Since we cant process x number of lights and/or textures inside a shader effeciently… can we really get rid of the FFP at the moment?

What would be consider as good design when introducing shaders in a FFP?

Humus
05-19-2006, 03:24 PM
You can only have one shader per pass. But what you might want to do is to make a so called über-shader that does all passes at once, if that's possible in your case. So you basically just pass a boolean uniform for those conditions, like "Lighting" and "MultiTexture" etc. and use that in your shader.

Speaking on boolean uniforms, another option for the loop is to do this:


uniform bool count[8];
...

for (int i = 0; i < 8; i++){
if (count[i]){
...
}
}If your count is for instance 5, you pass an array of booleans where the first 5 elements are true and the rest are false. In this case, since you have a compile time constant as your loop count the compiler will be able to unroll the loop, and it should also be able to handle the static branching so that you don't do unneccesary work. Depending on instruction count, this might work on PS2.0 hardware too.

Golgoth
05-19-2006, 04:49 PM
You can only have one shader per pass. Slap... Ouch!


But what you might want to do is to make a so called über-shader that does all passes at onceSo basicly take all FFP RenderStates and Stack it into a vertex and an fragment shader... and Slap... Ouch!

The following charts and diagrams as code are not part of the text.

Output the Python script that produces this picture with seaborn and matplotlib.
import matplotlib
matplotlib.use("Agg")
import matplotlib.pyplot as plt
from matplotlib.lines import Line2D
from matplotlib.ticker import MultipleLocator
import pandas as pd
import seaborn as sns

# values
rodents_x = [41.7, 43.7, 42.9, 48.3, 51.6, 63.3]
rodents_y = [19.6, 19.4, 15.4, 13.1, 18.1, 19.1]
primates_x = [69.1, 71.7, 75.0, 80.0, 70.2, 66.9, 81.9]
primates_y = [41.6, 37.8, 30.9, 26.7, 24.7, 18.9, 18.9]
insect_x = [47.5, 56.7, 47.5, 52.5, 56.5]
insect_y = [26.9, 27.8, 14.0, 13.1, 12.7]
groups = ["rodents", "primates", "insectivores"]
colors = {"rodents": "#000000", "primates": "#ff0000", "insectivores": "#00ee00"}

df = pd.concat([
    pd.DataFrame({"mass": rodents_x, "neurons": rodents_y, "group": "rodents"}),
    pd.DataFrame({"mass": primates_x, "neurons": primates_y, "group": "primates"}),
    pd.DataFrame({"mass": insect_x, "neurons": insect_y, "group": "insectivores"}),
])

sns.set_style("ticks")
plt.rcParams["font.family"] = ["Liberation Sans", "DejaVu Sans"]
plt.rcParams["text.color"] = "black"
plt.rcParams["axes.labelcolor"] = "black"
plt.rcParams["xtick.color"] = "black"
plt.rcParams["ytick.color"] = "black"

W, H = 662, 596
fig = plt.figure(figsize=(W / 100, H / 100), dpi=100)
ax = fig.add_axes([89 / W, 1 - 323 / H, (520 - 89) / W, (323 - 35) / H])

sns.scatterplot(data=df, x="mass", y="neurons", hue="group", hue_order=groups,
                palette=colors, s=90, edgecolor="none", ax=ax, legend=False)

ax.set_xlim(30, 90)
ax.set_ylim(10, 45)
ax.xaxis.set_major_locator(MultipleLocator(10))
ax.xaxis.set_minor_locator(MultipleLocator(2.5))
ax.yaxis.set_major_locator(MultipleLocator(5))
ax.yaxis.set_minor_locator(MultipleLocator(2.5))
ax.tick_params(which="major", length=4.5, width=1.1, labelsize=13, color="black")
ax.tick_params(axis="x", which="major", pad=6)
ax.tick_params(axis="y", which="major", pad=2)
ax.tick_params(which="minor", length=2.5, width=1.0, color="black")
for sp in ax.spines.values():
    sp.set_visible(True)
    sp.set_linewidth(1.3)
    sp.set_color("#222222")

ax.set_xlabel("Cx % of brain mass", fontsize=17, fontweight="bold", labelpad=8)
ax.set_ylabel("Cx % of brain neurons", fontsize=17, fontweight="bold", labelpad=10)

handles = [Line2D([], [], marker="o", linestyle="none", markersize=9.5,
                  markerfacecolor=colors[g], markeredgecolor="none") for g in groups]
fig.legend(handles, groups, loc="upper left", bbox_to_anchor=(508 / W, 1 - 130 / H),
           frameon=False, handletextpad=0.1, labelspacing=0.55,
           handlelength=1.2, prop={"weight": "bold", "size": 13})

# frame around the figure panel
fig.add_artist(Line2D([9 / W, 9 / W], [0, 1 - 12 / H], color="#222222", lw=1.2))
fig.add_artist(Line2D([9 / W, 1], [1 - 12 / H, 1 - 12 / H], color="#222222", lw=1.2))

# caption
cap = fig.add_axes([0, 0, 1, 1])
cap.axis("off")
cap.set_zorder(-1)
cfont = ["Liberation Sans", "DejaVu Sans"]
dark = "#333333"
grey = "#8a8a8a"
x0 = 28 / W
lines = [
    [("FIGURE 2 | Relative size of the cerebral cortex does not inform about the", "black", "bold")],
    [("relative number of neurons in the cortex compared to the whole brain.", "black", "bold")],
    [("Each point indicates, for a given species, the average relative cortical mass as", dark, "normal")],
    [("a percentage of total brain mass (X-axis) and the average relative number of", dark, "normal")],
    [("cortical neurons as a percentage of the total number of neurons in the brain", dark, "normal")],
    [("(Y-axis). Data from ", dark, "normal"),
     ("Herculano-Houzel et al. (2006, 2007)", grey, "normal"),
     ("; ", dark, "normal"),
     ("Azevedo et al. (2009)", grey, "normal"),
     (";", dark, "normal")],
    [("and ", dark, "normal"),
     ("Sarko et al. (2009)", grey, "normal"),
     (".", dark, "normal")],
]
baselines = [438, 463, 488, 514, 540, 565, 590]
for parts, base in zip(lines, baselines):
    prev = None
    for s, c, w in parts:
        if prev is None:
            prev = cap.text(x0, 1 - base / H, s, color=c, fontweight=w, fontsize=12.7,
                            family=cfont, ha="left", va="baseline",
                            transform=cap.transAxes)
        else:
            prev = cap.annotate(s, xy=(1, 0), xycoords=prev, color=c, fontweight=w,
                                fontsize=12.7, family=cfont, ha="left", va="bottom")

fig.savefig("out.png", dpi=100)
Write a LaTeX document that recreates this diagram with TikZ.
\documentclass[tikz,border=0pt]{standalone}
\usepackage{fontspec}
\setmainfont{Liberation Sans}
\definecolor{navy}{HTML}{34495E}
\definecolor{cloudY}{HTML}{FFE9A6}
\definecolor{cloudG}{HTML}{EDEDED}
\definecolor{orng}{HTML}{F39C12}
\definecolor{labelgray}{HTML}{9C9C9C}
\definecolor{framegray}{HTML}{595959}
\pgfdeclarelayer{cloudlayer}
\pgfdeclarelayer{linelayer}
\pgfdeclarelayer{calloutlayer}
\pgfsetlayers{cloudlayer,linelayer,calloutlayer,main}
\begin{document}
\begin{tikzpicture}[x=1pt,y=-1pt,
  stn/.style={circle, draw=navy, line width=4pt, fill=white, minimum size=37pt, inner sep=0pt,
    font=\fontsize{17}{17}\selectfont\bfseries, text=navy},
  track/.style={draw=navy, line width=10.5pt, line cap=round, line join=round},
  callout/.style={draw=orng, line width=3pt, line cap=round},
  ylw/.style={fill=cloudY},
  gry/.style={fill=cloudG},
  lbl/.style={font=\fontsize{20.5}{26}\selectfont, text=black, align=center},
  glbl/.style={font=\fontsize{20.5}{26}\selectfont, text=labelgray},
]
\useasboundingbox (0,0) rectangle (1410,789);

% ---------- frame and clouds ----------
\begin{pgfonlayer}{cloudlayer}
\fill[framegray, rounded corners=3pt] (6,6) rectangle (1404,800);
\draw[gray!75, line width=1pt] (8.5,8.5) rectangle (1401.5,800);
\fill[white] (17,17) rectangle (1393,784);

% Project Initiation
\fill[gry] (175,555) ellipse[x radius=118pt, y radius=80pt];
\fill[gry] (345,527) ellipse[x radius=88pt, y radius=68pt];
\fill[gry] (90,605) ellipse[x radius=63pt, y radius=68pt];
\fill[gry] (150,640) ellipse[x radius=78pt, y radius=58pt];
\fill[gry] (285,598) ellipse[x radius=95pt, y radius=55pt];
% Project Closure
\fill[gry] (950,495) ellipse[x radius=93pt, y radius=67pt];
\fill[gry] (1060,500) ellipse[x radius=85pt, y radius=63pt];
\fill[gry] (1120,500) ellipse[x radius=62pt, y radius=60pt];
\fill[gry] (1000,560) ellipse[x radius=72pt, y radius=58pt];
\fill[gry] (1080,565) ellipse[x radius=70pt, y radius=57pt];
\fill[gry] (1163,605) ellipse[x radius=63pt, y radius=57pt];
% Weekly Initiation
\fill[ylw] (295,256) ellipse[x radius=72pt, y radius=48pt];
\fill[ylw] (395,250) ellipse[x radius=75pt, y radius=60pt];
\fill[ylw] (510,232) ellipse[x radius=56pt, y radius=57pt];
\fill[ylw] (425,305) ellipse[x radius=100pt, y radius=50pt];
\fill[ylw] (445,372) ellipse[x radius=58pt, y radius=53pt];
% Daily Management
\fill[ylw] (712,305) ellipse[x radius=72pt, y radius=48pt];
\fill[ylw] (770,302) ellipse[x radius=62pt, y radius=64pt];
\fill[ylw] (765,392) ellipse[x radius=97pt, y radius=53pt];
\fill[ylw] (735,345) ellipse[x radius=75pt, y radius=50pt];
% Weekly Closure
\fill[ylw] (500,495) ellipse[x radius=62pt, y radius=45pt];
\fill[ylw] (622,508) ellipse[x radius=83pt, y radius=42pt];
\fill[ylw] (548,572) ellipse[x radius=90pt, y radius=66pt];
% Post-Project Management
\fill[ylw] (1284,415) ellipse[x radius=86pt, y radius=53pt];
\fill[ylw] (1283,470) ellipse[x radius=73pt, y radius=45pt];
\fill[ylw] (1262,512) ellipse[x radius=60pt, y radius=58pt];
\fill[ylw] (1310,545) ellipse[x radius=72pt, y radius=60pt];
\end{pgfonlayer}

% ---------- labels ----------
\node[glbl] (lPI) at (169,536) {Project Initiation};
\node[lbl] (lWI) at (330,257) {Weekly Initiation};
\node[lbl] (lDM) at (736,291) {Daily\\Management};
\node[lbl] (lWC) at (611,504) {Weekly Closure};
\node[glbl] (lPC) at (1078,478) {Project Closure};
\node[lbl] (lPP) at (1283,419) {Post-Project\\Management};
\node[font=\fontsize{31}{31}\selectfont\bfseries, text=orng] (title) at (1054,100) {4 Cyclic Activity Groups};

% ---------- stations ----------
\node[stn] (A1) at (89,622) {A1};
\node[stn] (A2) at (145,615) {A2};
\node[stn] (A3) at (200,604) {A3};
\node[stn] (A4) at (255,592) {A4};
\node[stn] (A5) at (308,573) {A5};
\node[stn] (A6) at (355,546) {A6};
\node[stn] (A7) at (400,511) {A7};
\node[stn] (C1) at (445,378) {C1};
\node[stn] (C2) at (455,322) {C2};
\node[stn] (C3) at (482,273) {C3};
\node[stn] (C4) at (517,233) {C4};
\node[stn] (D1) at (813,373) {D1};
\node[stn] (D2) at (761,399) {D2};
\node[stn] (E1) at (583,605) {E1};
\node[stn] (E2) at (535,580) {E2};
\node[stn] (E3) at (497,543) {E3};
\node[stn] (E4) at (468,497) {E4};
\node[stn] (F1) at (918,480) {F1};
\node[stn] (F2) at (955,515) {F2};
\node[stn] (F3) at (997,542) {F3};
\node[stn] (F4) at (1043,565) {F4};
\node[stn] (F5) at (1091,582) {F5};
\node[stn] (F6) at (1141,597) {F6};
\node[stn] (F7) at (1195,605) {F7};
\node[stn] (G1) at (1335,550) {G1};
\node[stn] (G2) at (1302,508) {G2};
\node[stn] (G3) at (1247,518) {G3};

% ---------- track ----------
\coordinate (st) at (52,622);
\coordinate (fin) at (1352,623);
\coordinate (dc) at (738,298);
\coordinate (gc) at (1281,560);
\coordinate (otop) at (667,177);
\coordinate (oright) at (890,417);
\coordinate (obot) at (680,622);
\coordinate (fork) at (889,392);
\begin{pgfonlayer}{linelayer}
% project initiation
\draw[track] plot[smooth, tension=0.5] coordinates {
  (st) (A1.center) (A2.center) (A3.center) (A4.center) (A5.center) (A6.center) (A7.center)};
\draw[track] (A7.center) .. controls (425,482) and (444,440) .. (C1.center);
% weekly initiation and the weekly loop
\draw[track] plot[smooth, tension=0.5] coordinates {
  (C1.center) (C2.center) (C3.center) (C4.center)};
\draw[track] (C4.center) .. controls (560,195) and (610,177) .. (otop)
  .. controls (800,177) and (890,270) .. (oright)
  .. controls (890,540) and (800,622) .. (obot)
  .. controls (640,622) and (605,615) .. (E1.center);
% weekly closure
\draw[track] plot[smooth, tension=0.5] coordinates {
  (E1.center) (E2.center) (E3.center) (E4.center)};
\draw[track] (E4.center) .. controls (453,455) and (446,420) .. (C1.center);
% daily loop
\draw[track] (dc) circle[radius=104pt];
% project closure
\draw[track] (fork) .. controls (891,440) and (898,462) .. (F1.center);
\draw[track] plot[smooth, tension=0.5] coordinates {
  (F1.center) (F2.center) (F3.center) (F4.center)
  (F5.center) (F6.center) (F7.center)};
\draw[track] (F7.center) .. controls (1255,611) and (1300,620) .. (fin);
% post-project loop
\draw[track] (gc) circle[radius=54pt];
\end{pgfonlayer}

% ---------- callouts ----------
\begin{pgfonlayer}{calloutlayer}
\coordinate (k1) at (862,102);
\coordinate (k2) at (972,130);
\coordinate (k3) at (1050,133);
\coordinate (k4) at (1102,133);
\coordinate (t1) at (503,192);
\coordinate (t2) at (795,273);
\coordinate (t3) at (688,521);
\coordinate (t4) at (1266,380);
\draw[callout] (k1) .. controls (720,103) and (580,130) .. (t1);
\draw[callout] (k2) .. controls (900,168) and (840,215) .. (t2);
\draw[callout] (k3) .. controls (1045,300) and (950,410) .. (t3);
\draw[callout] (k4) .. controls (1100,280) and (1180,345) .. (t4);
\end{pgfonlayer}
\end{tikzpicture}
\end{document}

If your count is for instance 5, you pass an array of booleans where the first 5 elements are true and the rest are false. In this case, since you have a compile time constant as your loop count the compiler will be able to unroll the loop, and it should also be able to handle the static branching so that you don't do unneccesary work.Already tried this and for some ocus pocus reason the result is this:

It all link and compile successfully, the Boolean condition are doing their job fine but, it takes as much process going through the entire loop with 1 light enabled then having 8 lights enabled! try it and tell me I m taking crazy pills!

zed
05-19-2006, 10:49 PM
So basicly take all FFP RenderStates and Stack it into a vertex and an fragment shader... and Slap... Ouch!if you were doing it on the cpu (ideal world) then this is what yould do, with new ati cards apparently this sort of choices are quite fast + with newer cards from now on this is only gonna get faster (theyre becoming more like cpus)

Jan
05-20-2006, 02:44 AM
zed, could you explain to me, why this is going to be this way? Are modern GPUs that fast at branching and that alergic to shader-switches or what is the reason?